Le tribunal militaire du Kef poursuivit depuis lundi dernier les débats dans l'affaire des martyrs de Thala , Kasserine, Tajerouine et Kairouan, dans laquelle sont accusés, outre le président déchu, des ministres et responsables de l'ancien régime dont notamment, Rafik Belhaj Kacem ex ministre de l'Intérieur, tous impliqués suite aux évènements du 7 janvier 2011 dans les régions précitées, ayant enregistré plusieurs morts et blessés. Les accusations vont de la voie de fait jusqu'à l'homicide volontaire. Les avocats de la partie civile ont surtout affirmé que beaucoup d'éléments ont été soit négligés soit occultés que ce soit au niveau de l'instruction, de la chambre d'accusation ou du tribunal. Certains avocats déplorent en effet que certains documents aient été détruits, tels que ceux des archives téléphoniques des chefs de sécurité ayant exercé pendant la Révolution. Dissimulation de documents pour détourner le cours de l'affaire ? Me Abdessatar Ben Moussa président de la Ligue Tunisienne des Droits de l'Homme, est intervenu au nom de la partie civile représentant le peuple en tant qu'entité, étant donné l'importance historique de l'affaire, bien qu'il ait été contesté par Me Abada Kéfi l'un des avocats des accusés, qui estime que cette intervention du représentant de la LTDH est aussi inopportune qu'irrégulière. Me Ben Moussa a déploré le fait que la possibilité de transmettre cette affaire en direct, n'ait pas été donnée aux médias audiovisuels. Me Chokri Belaïd a reproché pour sa part la dissimulation de certains documents au cours de l'instruction, outre l'inégalité entre les accusés devant la justice militaire, en citant pour étayer son argumentation, l'exemple du « colonel Laâjimi, qui est resté en liberté, et a gardé ses fonctions au ministère de l'Intérieur, malgré son arrogance et son attitude provocante et menaçante envers les témoins et même envers les avocats de la partie civile. » Corrélativement avec ses confrères, Me Ayadi a pu conclure que « la Justice militaire, est une utopie, le juge étant encore soumis à des directives de ses supérieurs. » Les avocats de la partie civile sont unanimes à affirmer que tel que se présente cette affaire, il reste encore à faire pour réaliser l'indépendance de la Justice, les vieux instincts étant encore ancrés chez tous les ennemis de la démocratie et par là même de la Révolution.

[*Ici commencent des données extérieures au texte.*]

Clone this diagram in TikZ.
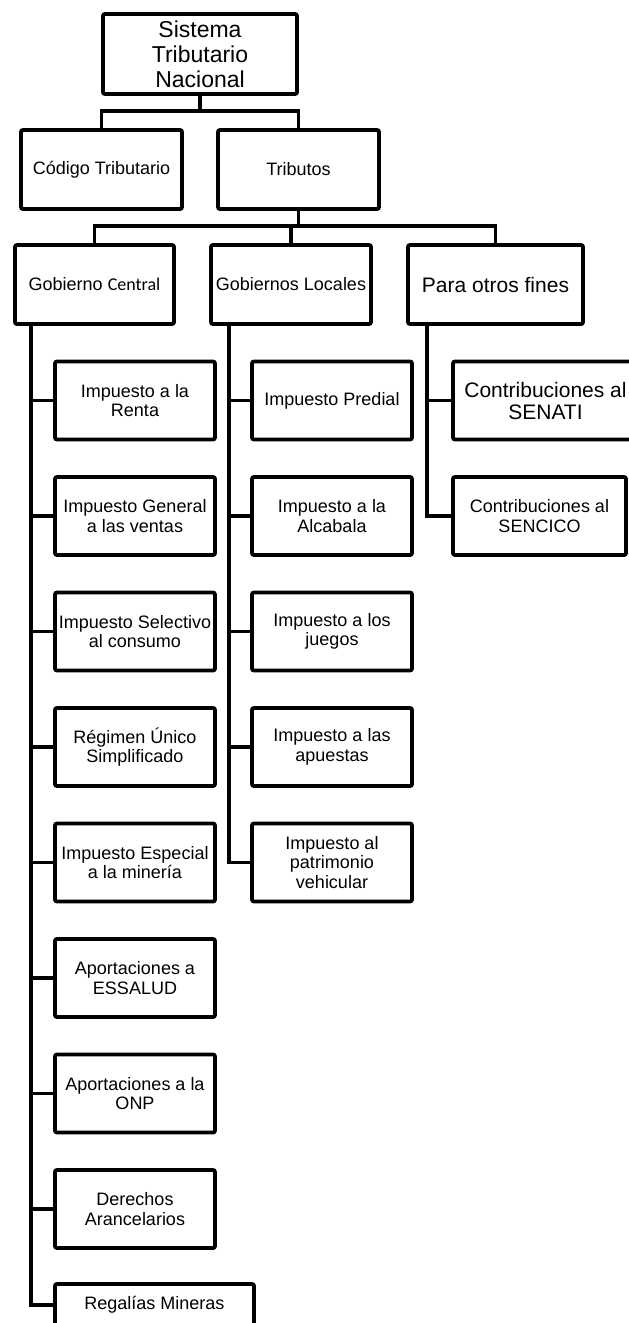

La peine de mort pour Ben Ali : dilemme et imbroglio juridique
Le ministère public qui a requis la peine de mort pour Ben Ali, n'a fait que demander l'application de la loi, l'intéressé étant accusé d'homicide volontaire. Cela pourrait compliquer les choses, la peine de mort étant considérée par la Cour internationale de Justice comme une torture, constituant un motif de refus de toute extradition, quelle que soit la personne concernée. Il est de jurisprudence constante que toute personne craignant pour sa vie, voire pour son intégrité physique, ne peut en aucun cas être extradé. Cependant, le fait que Ben Ali soit jugé par défaut, ne peut lui permettre de bénéficier des circonstances atténuantes, et bien souvent le juge prononce dans de pareils cas la peine maximale, lorsque la culpabilité est établie. Est-ce à dire que les chances de l'extradition de Ben Ali ne font que s'amenuiser ? On ne peut répondre de manière affirmative à une telle question, car on ne peut préjuger de la décision à intervenir, qui appartient au seul pouvoir souverain du juge, fondé sur la loi et son intime conviction, deux éléments essentiels pour la consolidation de l'indépendance de la Justice.